Berdasarkan data RTI Business, harga saham BBRI turun 6,21% menjadi Rp4.830 pada penutupan perdagangan akhir pekan Jumat (26/4/2024). Dalam sepekan perdagangan, harga saham BBRI anjlok 8,44%.
Saham BBRI juga mencatatkan nilai jual asing atau net foreign sell sebesar Rp2,5 triliun dalam sepekan. Adapun, sepanjang tahun berjalan (year to date/ytd) harga saham BBRI turun 15,63%.
Begitu juga dengan BBNI yang mencatatkan penurunan harga saham 2,83% menjadi Rp5.150 pada penutupan perdagangan akhir pekan kemarin. Harga saham BBNI juga turun 1,44% dalam sepekan dan jeblok 4,19% ytd.
Harga saham PT Bank Mandiri (Persero) Tbk. (BMRI) juga turun 2,88% pada penutupan perdagangan. Meskipun, dalam sepekan harga saham BMRI naik 0,37%.
Harga saham BMRI juga masih mencatatkan nilai beli asing atau net foreign buy sebesar Rp467,55 miliar dalam sepekan perdagangan. Kemudian, harga saham BMRI naik 11,57% ytd.
Baca Juga
PT Bank Central Asia Tbk. (BBCA) mencatatkan penurunan harga saham 1,53% menjadi Rp9.625 pada penutupan perdagangan akhir pekan ini. Namun, harga saham bank naik 1,58% dalam sepekan.
BBCA juga mencatatkan net foreign buy Rp21,15 miliar dalam sepekan. Adapun, BBCA mencatatkan kenaikan harga saham 2,39% ytd.

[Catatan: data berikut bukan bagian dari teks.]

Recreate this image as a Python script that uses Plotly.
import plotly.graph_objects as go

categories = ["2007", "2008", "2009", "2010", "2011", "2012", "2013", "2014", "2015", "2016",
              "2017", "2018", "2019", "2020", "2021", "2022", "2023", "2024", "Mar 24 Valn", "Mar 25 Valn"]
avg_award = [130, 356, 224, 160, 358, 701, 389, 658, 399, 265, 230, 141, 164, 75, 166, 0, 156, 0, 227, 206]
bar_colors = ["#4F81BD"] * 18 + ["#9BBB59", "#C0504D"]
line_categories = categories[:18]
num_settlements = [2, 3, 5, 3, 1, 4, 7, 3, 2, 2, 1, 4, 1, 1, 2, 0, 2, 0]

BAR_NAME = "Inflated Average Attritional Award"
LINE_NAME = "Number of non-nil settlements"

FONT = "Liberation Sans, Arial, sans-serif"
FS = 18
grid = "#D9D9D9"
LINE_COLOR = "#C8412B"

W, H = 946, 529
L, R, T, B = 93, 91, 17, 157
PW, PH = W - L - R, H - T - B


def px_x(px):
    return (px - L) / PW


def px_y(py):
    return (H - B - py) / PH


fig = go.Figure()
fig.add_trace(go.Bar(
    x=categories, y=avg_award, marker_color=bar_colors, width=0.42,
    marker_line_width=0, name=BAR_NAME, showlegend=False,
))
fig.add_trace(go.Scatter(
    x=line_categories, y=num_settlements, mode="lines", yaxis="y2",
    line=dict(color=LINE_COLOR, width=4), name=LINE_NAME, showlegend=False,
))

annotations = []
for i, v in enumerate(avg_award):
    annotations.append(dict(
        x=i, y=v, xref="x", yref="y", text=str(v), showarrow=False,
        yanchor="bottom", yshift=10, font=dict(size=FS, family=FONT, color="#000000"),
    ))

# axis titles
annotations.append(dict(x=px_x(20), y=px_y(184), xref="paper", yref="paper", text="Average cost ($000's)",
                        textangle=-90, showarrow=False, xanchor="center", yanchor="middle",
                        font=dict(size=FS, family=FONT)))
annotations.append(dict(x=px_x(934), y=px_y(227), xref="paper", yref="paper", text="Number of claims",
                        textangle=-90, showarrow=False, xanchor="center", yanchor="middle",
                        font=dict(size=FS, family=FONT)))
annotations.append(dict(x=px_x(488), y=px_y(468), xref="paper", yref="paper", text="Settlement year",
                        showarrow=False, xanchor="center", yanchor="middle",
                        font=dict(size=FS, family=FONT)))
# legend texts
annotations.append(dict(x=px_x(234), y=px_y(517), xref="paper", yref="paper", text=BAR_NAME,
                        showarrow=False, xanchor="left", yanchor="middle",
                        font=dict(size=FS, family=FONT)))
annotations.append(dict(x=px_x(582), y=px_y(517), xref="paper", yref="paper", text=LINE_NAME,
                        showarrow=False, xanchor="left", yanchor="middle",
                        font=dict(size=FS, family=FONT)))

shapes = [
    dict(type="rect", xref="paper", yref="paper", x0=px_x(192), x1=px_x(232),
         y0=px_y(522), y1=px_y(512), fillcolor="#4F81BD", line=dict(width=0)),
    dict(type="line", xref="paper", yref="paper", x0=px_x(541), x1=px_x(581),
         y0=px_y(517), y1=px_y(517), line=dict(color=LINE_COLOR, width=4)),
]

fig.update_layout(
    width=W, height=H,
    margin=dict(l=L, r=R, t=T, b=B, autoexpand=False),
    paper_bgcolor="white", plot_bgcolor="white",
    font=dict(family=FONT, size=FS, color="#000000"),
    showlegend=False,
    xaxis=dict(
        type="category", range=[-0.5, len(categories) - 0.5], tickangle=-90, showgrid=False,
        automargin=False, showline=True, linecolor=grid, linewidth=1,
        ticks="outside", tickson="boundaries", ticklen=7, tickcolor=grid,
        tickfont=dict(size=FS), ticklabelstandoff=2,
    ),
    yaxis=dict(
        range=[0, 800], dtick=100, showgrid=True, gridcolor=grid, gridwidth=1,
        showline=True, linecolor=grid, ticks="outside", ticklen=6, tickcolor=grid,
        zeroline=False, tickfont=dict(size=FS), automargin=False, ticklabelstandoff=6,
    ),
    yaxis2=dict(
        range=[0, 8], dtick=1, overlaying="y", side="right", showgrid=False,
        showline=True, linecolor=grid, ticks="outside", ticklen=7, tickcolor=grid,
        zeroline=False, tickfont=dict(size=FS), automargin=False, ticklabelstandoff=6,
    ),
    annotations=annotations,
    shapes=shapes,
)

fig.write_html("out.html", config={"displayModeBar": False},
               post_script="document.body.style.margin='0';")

Reli saham bank jumbo dalam sepekan ini terjadi di tengah pengumuman kenaikan suku bunga acuan BI. Keputusan menaikan suku bunga acuan diambil BI diambil dalam agenda Rapat Dewan Gubernur (RDG) periode 23-24 April 2024. BI rate pun kini menyentuh level 6,25%, naik 25 basis poin (bps) setelah sebelumnya tertahan di level 6% sejak Oktober 2023.
Senior Faculty Lembaga Pengembangan Perbankan Indonesia (LPPI) Amin Nurdin mengatakan sektor perbankan memang terkena dampak kenaikan suku bunga acuan BI. Secara umum dampaknya akan terasa pada 6 bulan ke depan, ketika pertumbuhan kredit melambat.

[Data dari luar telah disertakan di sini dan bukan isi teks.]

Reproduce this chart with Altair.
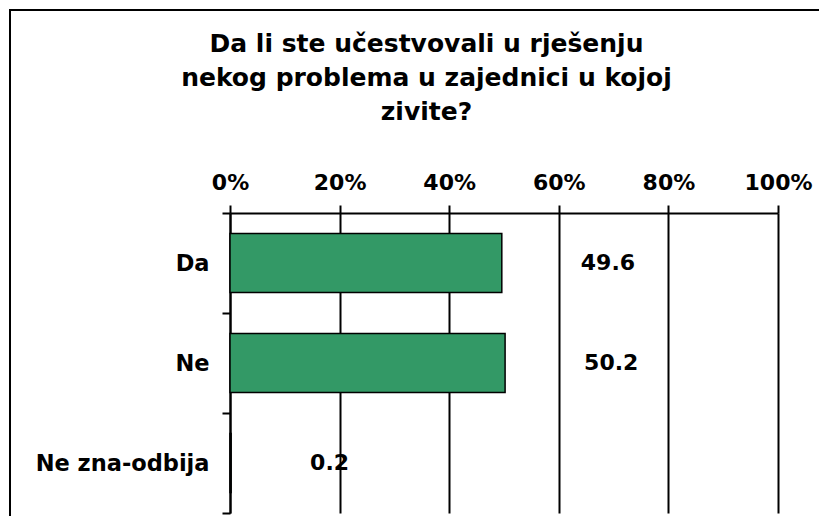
import altair as alt
import pandas as pd

CATEGORIES = ["Da", "Ne", "Ne zna-odbija"]
VALUES = [49.6, 50.2, 0.2]
X_TICKS = [0, 20, 40, 60, 80, 100]
TITLE_LINES = ["Da li ste učestvovali u rješenju",
               "nekog problema u zajednici u kojoj",
               "zivite?"]

FONT = "DejaVu Sans"
GREEN = "#339966"

df = pd.DataFrame({"cat": CATEGORIES, "val": VALUES})

x_enc = alt.X(
    "val:Q",
    scale=alt.Scale(domain=[0, 100], nice=False, zero=True),
    axis=alt.Axis(
        orient="top", values=X_TICKS, labelExpr="datum.value + '%'", title=None,
        labelFlush=False, labelOverlap=False,
        grid=True, gridColor="black", gridWidth=2,
        domainColor="black", domainWidth=2,
        tickColor="black", tickWidth=2, tickSize=8,
        labelPadding=11, labelFontSize=22, labelFont=FONT,
        labelFontWeight="bold", labelColor="black",
    ),
)
y_enc = alt.Y(
    "cat:N", sort=CATEGORIES,
    scale=alt.Scale(paddingInner=0, paddingOuter=0),
    axis=alt.Axis(
        title=None, tickBand="extent",
        domainColor="black", domainWidth=2,
        tickColor="black", tickWidth=2, tickSize=8,
        labelPadding=13, labelFontSize=22.5, labelFont=FONT,
        labelFontWeight="bold", labelColor="black",
    ),
)

base = alt.Chart(df)

bars = base.mark_bar(
    color=GREEN, stroke="black", strokeWidth=1.5, height=alt.RelativeBandSize(0.59)
).encode(x=x_enc, y=y_enc)

labels = base.mark_text(
    align="left", baseline="middle", dx=79, fontSize=22, font=FONT,
    fontWeight="bold", color="black",
).encode(x=alt.X("val:Q"), y=alt.Y("cat:N", sort=CATEGORIES), text=alt.Text("val:Q", format=".1f"))

one = pd.DataFrame({"f": [0]})

frame_left = alt.Chart(one).mark_rule(color="black", strokeWidth=2).encode(
    x=alt.value(-220), y=alt.value(-204), y2=alt.value(303))
frame_top = alt.Chart(one).mark_rule(color="black", strokeWidth=2).encode(
    x=alt.value(-221), x2=alt.value(589), y=alt.value(-203))

title = alt.Chart(one).mark_text(
    text=TITLE_LINES, align="center", baseline="alphabetic", fontSize=25,
    font=FONT, fontWeight="bold", color="black", lineHeight=34,
).encode(x=alt.value(196.5), y=alt.value(-161))

chart = alt.layer(frame_left, frame_top, title, bars, labels).properties(
    width=548, height=300,
    padding={"left": 222, "top": 205, "right": 41, "bottom": 3},
    autosize=alt.AutoSizeParams(type="none"),
).configure_view(strokeWidth=0)

chart.save("out.html", embed_options={"renderer": "svg", "actions": False})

"Manakala pertumbuhan kredit melemah dan beberapa debitur mengalami kesulitan pembayaran, maka ini akan memengaruhi NPL [nonperforming loan] bank, sehingga akhirnya akan memengaruhi kinerja secara umum nantinya," kata Amin kepada Bisnis pada Kamis (25/4/2024).

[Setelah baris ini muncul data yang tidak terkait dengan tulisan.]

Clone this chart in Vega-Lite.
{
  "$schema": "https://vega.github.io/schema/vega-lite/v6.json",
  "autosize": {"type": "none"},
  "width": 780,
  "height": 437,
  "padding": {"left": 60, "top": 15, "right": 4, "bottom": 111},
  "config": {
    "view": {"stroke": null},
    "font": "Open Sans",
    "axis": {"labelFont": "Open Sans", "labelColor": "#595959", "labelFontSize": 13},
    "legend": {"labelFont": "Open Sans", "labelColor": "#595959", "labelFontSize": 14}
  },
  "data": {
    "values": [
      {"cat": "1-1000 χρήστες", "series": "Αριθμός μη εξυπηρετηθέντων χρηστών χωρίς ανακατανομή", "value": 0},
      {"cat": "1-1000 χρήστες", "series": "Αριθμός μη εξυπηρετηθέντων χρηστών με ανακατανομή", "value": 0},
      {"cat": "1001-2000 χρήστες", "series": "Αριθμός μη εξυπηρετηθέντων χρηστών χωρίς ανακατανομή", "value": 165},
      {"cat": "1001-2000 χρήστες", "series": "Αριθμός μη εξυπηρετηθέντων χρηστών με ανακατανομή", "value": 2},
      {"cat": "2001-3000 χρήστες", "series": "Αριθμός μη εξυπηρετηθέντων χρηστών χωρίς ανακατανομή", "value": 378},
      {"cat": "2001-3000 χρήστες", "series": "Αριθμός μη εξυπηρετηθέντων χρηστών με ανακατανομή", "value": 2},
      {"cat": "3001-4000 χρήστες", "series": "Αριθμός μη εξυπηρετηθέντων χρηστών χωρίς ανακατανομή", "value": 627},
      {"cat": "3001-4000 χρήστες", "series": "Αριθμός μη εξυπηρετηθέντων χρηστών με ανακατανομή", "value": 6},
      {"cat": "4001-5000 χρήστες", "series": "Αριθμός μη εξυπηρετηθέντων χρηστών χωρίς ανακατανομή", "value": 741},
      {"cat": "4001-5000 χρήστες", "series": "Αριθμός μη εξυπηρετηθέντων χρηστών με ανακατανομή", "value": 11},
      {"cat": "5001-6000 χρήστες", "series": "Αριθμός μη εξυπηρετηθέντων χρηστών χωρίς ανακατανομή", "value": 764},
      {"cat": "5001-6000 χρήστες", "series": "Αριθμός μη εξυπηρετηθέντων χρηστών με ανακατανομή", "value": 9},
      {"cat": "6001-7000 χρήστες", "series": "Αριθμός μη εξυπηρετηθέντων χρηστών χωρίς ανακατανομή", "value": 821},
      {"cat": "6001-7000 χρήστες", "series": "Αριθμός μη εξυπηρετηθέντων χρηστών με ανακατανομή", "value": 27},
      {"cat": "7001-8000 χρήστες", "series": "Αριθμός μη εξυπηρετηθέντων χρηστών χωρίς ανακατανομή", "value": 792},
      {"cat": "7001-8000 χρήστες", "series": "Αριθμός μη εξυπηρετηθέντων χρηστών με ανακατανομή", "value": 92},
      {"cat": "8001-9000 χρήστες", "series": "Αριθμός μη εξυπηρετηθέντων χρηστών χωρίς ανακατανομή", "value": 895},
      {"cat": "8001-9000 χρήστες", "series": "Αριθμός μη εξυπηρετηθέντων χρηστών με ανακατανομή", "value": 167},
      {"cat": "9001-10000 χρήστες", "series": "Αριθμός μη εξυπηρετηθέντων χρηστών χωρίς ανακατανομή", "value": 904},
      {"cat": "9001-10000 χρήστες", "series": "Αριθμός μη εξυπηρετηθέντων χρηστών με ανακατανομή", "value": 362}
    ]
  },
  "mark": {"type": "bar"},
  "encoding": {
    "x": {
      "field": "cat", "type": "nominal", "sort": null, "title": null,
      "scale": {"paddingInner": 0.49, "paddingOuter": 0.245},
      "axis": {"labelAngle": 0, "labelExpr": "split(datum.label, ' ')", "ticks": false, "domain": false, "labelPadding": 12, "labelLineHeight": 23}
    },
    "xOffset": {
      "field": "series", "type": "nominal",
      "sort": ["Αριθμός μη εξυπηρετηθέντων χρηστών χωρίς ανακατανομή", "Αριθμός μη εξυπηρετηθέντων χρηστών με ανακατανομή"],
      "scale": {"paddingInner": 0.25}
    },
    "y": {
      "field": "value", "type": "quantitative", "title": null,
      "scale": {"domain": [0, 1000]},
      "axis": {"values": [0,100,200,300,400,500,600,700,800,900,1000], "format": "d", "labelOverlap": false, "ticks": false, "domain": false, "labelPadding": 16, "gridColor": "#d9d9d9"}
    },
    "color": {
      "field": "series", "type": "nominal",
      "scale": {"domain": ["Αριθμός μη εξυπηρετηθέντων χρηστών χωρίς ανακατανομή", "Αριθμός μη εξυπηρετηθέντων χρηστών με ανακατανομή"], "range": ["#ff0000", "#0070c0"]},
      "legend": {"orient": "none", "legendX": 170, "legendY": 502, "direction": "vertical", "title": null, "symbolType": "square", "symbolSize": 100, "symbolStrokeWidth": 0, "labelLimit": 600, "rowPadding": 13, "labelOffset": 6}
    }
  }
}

Associate Director of Research and Investment Pilarmas Investindo Sekuritas Maximilianus Nico Demus menilai saham perbankan akan mengalami koreksi seiring sentimen negatif di pasar, di antaranya terkait suku bunga acuan. Namun, prospek saham perbankan masih baik untuk jangka panjang.
“Akan tetapi, potensi valuasi di masa yang akan datang masih sangat baik,” ujarnya.
Research Analyst Infovesta Kapital Advisori Arjun Ajwani juga mengatakan prospek saham perbankan ke depan masih bagus dengan rekomendasi beli.
"Prospeknya bagus karena valuasi masih menarik seiring dengan pertumbuhan laba yang kuat," ujarnya.
Disclaimer: berita ini tidak bertujuan mengajak membeli atau menjual saham. Keputusan investasi sepenuhnya ada di tangan pembaca. Bisnis.com tidak bertanggung jawab terhadap segala kerugian maupun keuntungan yang timbul dari keputusan investasi pembaca.